There are two ways to go about it.
If your manual (Chilton's) sez to disconnect one plug, and you're seeing two, you've got the auto. The four-pole (2x2) plug is for the TCU, that's the one you unplug. The three-pole (1x3) is for the ECU - you want to leave that one hooked up.
The FSM sez to "backprobe" the plug. You can use a couple of straightened-out paperclips to do this. What you end up doing is slipping the paperclip wire in alongside the wire from the back of the plug, inside the seal, and reading the voltage while it's still connected. However, since the TCU side works in the opposite direction from the ECU side, you'd get different readings. I'd have to dig out a RENIX FSM to tell you what you should see - unless someone has one handier than I do (I'm in the middle of housecleaning.) I consider backprobing more reliable.
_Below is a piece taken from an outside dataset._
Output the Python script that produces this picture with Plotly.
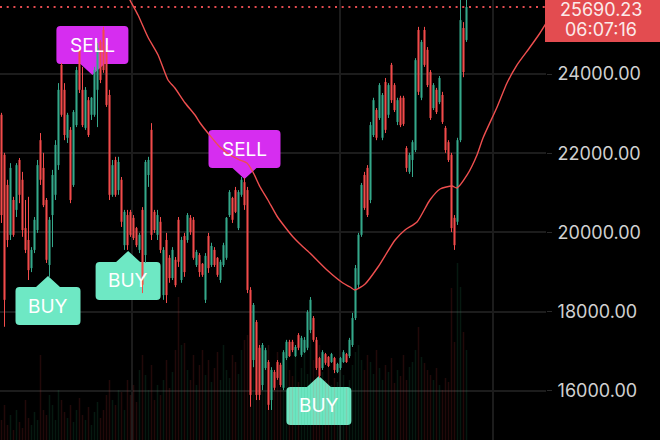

What are you checking for? If your idle speed is off, that probably comes from TPS misadjustment at idle/closed throttle. If you have difficulty accelerating, that could be a 'flat spot' on the TPS itself (it's a carbon strip variable resistor,) and that is best checked with an analogue voltmeter or ohmmeter. You're going to be checking the action of the change across the scale, and that's not normally doable with a DMM (due to the internal buffer circuits they're all built with.) Good news - with an ohmmeter, you don't need the engine running. Unplug the connector, probe into the TPS side, and work the throttle slowly and smoothly. If you see any "skips" or "hangs," you have a flat spot and need to replace the sensor (I had that trouble with my 88 - ran like a turtle 2200-3200rpm. Fine everywhere else. Checked and replaced the TPS, and it ran like a raped ape afterwards.)